What is needed is a technique to obtain better efficiency from a centrifugal compressor, whether running alone or connected to others in a multi-stage compression application. One of the objects of the present invention is to realize efficiency and operating cost improvements by integrally casting the volute as a part of the gearbox. Another objective is the reduction of radial clearance on the impeller, which results in an improvement of its efficiency. Another objective is to reduce production and assembly costs. These and other advantages of the present invention will become more apparent to a person of skill in the art from a review of the description of the preferred embodiment described below.
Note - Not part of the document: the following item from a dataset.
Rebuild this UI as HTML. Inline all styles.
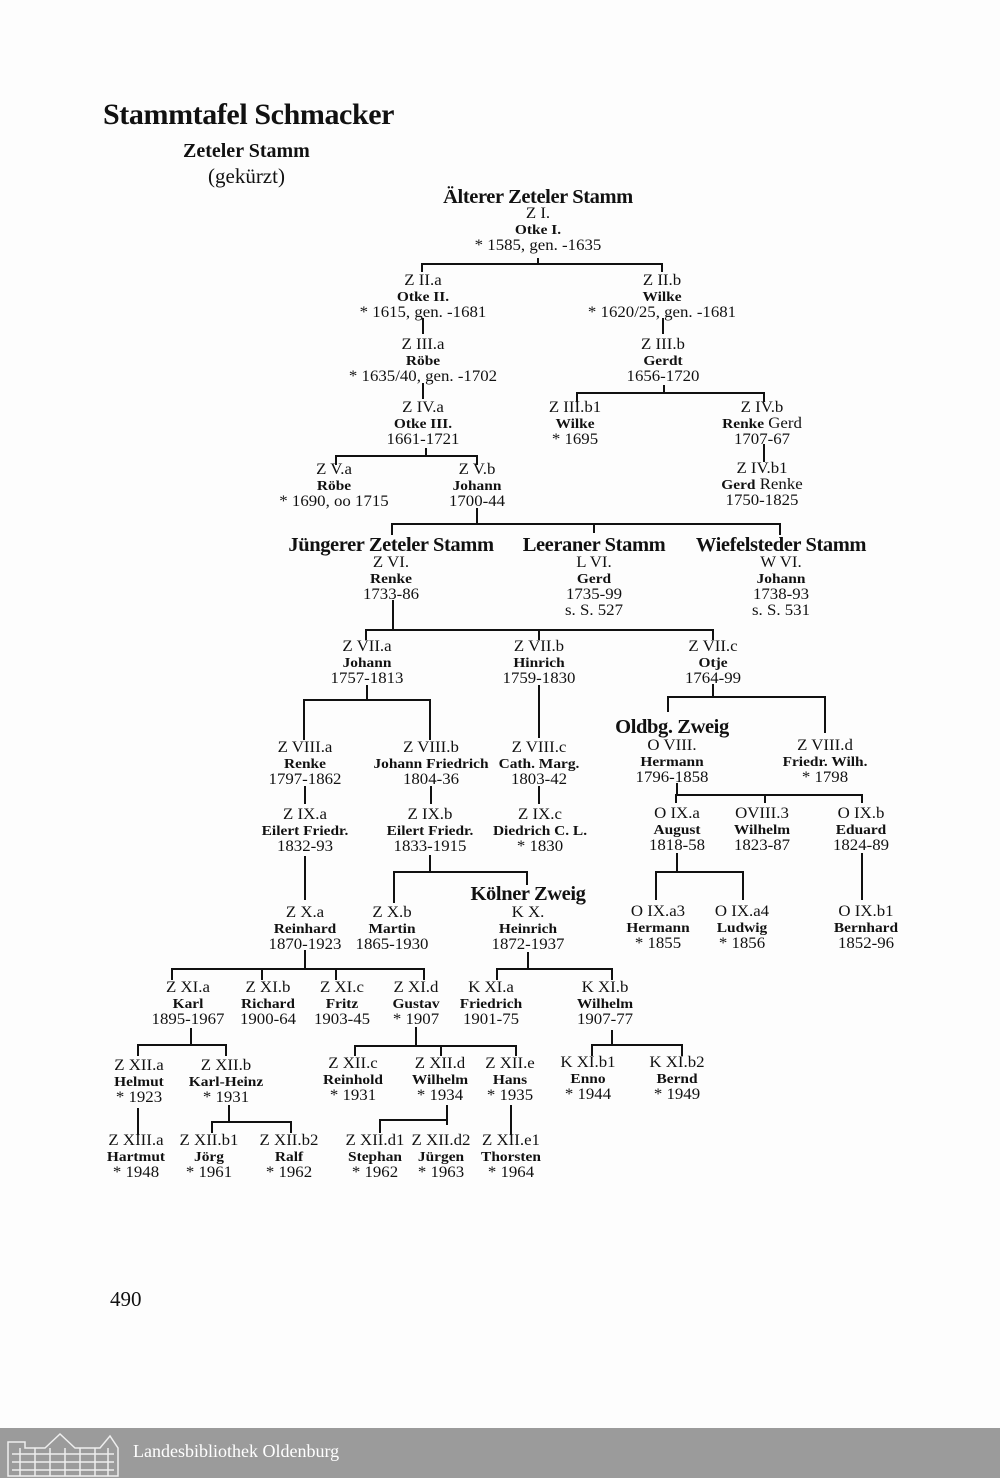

A casting technique is disclosed which improves efficiency and reduces fabrication and assembly cost for a centrifugal compressor. The volute is cast integrally with the gearbox base to allow closer radial tolerances to be used to improve efficiency. In the preferred embodiment, compressors for multi-stage compression are assembled with intercoolers and the integral volute is cast together with the impeller housing and the lower gearbox housing and the associated intercooler. Efficiency increases of 2% or more are achievable. In multistage applications, efficiency gains in the early stages are compounded in each subsequent stage.